In the Serpent's Wake
- Cover of first edition
- Author: Rachel Hartman
- Genre: Young adult fantasy novel
- Publisher: Random House
- Publication date: February 1, 2022
- Media type: Print (hardcover and electronic book) and audio-CD
- Pages: 512
- ISBN: 1101931329

= In the Serpent's Wake =

2022 novel by Rachel Hartman

In the Serpent's Wake is a 2022 fantasy novel by Rachel Hartman. It is a sequel to Tess of the Road. It was published by Random House on February 1, 2022. In the Serpent's Wake was listed as one of the best science fiction and fantasy novels of 2022 in The New York Times and appeared on the Young Adult Library Services Association's 2023 list of Best Fiction for Young Adults. It was a finalist for the 2023 Lodestar Award for Best Young Adult Book, awarded at the Hugo Awards.

==Synopsis==
Tess of the Road ended with Tess joining Countess Margarethe’s scientific expedition to search for the Polar Serpent beyond the Southern Archipelagos. In the Serpent's Wake begins just a few days after the first book ends.

Tess is on a double mission: to get her friend Pathka to the Polar Serpent and save his life; and to observe Ninysh aggression against the indigenous peoples of the Southern Archipelagos and report it to her queen. While this sounds like the set-up for a simple White Savior story (and Tess attempts to fall into this trap herself once or twice), nothing is simple, and Tess quickly learns that some things are too big to accomplish alone. In fact, that idea is reflected in the very structure of the novel, which shifts viewpoints many times, de-centering Tess’s perspective. Other viewpoint characters include Spira, a dragon scholar who bears a justifiable grudge against Tess; Countess Margarethe, who must figure out how to use her power for good; Hami, a world-weary Ggdani Watcher who just wants to get home; Kikiu, a quigutl who knows she’s special and is waiting for the world to notice; a Katakutia, a mystical being who understands all languages and has no name; and Jacomo, a seminary drop-out who thinks he’s lost his faith but maybe hasn’t, quite. In the end, Tess doesn’t save the islanders, or even Pathka—although Spira persuades Hami to do the latter. Tess realizes that if she really wants to make a difference to the island peoples, she needs to go back home and take on the unglamorous task of shaping the next generation of leaders, her nieces, Zythia and Verica.
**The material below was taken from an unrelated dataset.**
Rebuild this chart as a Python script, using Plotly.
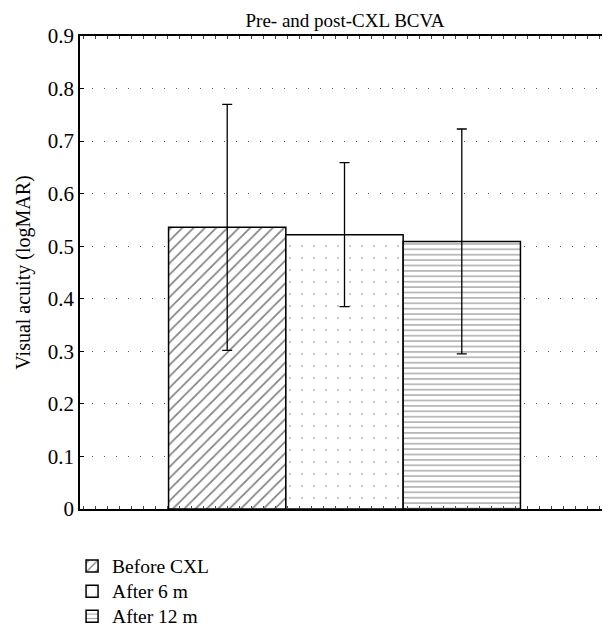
import plotly.graph_objects as go

categories = ["Before CXL", "After 6 m", "After 12 m"]
means = [0.536, 0.522, 0.509]
errors = [0.234, 0.137, 0.214]
patterns = ["/", ".", "-"]
tick_vals = [0, 0.1, 0.2, 0.3, 0.4, 0.5, 0.6, 0.7, 0.8, 0.9]
tick_text = ["0", "0.1", "0.2", "0.3", "0.4", "0.5", "0.6", "0.7", "0.8", "0.9"]

FONT = "Liberation Serif, Times New Roman, serif"

# the page body has an 8px default margin, so the figure is drawn 8px smaller
W, H = 602, 624

fig = go.Figure()
pattern_style = [
    dict(size=8, solidity=0.2, fgcolor="black"),
    dict(size=12, solidity=0.025, fgcolor="#777777"),
    dict(size=5.4, solidity=0.25, fgcolor="#444444"),
]
for i, (name, m, e, p) in enumerate(zip(categories, means, errors, patterns)):
    st = pattern_style[i]
    fig.add_trace(go.Bar(
        x=[i + 1], y=[m], width=1.0,
        name="<span style='font-size:19.5px'>" + name + "</span>",
        marker=dict(color="white", line=dict(color="black", width=1.5),
                    pattern=dict(shape=p, fgcolor=st["fgcolor"], bgcolor="white",
                                 size=st["size"], solidity=st["solidity"])),
        error_y=dict(type="data", array=[e], visible=True, color="black",
                     thickness=1.3, width=5),
    ))

fig.update_layout(
    width=W, height=H,
    paper_bgcolor="white", plot_bgcolor="white",
    margin=dict(l=72, r=1, t=28, b=123, autoexpand=False),
    font=dict(family=FONT, size=20, color="black"),
    title=dict(text="Pre- and post-CXL BCVA", x=337 / W, xanchor="center",
               xref="container", yref="container", y=1 - 12 / H, yanchor="middle",
               font=dict(family=FONT, size=19, color="black")),
    barmode="overlay",
    showlegend=True,
    legend=dict(x=-0.015, y=-0.0835, xanchor="left", yanchor="top",
                orientation="v", font=dict(family=FONT, size=17),
                bgcolor="rgba(0,0,0,0)", tracegroupgap=0),
)
fig.update_xaxes(range=[-0.255, 4.255], showline=True, linecolor="black",
                 linewidth=1.5, mirror="ticks", ticks="inside", ticklen=3,
                 tickwidth=1, tickcolor="#444", tickmode="linear", tick0=1,
                 dtick=0.1023, showticklabels=False, showgrid=False,
                 zeroline=False, automargin=False)
fig.update_yaxes(range=[0, 0.9], tickvals=tick_vals, ticktext=tick_text,
                 showline=True, linecolor="black", linewidth=1.5, mirror=True,
                 ticks="inside", ticklen=4, tickcolor="black",
                 showgrid=True, gridcolor="#555", gridwidth=1, griddash="1px,11px",
                 zeroline=False, automargin=False,
                 title=dict(text="Visual acuity (logMAR)", standoff=12,
                            font=dict(family=FONT, size=20)),
                 tickfont=dict(family=FONT, size=21))

fig.write_html("out.html")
If Tess of the Road was about re-learning how to be the protagonist of your own life, In the Serpent's Wake is about taking that insight out into the world and applying it, not by swooping in to save the day like a superhero but by setting your ego aside and asking what others need of you. Jacomo sums it up in a moment of conversation with Countess Margarethe: “We… are not diminished or lost when we help others become the heroes of their own stories.”

==Reception==
In the Serpent's Wake has been received positively by critics. The New York Times reported "In keeping with its predecessors, "In the Serpent's Wake" is wonderful, instantly immersive and deeply affecting." Kirkus Reviews said "Hartman’s inclusive world grapples with questions of sovereignty and colonization, religion, and gender in ways that both reflect and comment on our own world, generally without sacrificing the moving, if busy, narrative. A compelling duology closer." Booklist gave In the Serpent's Wake a starred review, writing "Each of Hartman’s nuanced characters—Tess, Margarethe, Jacomo, Spira, and more—grapples imperfectly with the injustices they observe, doing the emotionally difficult work to move from ignorance or denial to acknowledgement and action. Hartman deftly reflects our own world’s worries in this adventurous fantasy, but always with an eye toward hope and healing. A reviewer on Tor.com wrote "Since her 2012 YA novel Seraphina, Rachel Hartman has been regularly one-upping herself." Locus Magazine wrote "It took me a month to read In the Serpent's Wake, not because I struggled to get through it but because I wanted to savor the experience as long as possible. I tasted it a few chapters at a time, letting the characters and the subplots sink into me. Like its predecessor, it’s a novel that deserves to be sat with, to let it gradually reveal its secrets. It is deeper and more critical than you realize, yet also more honest and open than you’d expect."